• [DATA PROVIDED]:
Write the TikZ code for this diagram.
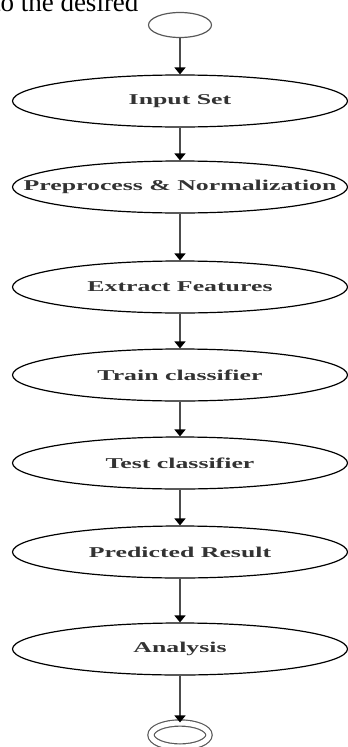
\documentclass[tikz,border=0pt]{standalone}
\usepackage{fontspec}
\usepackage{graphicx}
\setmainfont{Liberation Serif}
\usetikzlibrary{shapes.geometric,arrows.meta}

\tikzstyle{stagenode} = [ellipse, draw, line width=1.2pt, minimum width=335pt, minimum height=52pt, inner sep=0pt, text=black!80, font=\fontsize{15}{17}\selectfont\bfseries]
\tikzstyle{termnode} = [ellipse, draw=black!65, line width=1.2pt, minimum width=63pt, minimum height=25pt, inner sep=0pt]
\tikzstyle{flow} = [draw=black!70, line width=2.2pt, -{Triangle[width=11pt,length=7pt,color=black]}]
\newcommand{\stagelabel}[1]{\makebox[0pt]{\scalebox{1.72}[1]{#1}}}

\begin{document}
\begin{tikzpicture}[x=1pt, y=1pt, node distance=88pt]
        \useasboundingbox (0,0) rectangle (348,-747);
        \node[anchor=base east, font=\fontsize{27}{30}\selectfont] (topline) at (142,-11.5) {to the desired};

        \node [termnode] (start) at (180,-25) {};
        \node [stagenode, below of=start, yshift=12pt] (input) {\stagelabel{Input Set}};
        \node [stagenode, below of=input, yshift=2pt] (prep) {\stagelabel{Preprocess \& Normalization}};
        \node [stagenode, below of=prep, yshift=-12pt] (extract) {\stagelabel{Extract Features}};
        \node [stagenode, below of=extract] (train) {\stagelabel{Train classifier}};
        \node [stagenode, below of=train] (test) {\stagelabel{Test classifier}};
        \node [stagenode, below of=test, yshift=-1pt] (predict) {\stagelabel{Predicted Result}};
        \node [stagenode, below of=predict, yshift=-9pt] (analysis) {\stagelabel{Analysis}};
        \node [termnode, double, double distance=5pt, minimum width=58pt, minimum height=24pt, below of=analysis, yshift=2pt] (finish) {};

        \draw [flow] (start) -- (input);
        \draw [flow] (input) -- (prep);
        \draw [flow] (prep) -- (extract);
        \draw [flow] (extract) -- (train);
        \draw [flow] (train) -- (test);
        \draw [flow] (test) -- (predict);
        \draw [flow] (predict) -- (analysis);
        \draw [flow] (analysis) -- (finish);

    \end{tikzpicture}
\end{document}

• [TASK DIRECTIONS]:
Please restate the material above line by line, exactly, beginning at its first line and ending with the line that contains "[termnode, double, double", without any pictures.

• [RESPONSE]:
Write the TikZ code for this diagram.
\documentclass[tikz,border=0pt]{standalone}
\usepackage{fontspec}
\usepackage{graphicx}
\setmainfont{Liberation Serif}
\usetikzlibrary{shapes.geometric,arrows.meta}

\tikzstyle{stagenode} = [ellipse, draw, line width=1.2pt, minimum width=335pt, minimum height=52pt, inner sep=0pt, text=black!80, font=\fontsize{15}{17}\selectfont\bfseries]
\tikzstyle{termnode} = [ellipse, draw=black!65, line width=1.2pt, minimum width=63pt, minimum height=25pt, inner sep=0pt]
\tikzstyle{flow} = [draw=black!70, line width=2.2pt, -{Triangle[width=11pt,length=7pt,color=black]}]
\newcommand{\stagelabel}[1]{\makebox[0pt]{\scalebox{1.72}[1]{#1}}}

\begin{document}
\begin{tikzpicture}[x=1pt, y=1pt, node distance=88pt]
        \useasboundingbox (0,0) rectangle (348,-747);
        \node[anchor=base east, font=\fontsize{27}{30}\selectfont] (topline) at (142,-11.5) {to the desired};

        \node [termnode] (start) at (180,-25) {};
        \node [stagenode, below of=start, yshift=12pt] (input) {\stagelabel{Input Set}};
        \node [stagenode, below of=input, yshift=2pt] (prep) {\stagelabel{Preprocess \& Normalization}};
        \node [stagenode, below of=prep, yshift=-12pt] (extract) {\stagelabel{Extract Features}};
        \node [stagenode, below of=extract] (train) {\stagelabel{Train classifier}};
        \node [stagenode, below of=train] (test) {\stagelabel{Test classifier}};
        \node [stagenode, below of=test, yshift=-1pt] (predict) {\stagelabel{Predicted Result}};
        \node [stagenode, below of=predict, yshift=-9pt] (analysis) {\stagelabel{Analysis}};
        \node [termnode, double, double distance=5pt, minimum width=58pt, minimum height=24pt, below of=analysis, yshift=2pt] (finish) {};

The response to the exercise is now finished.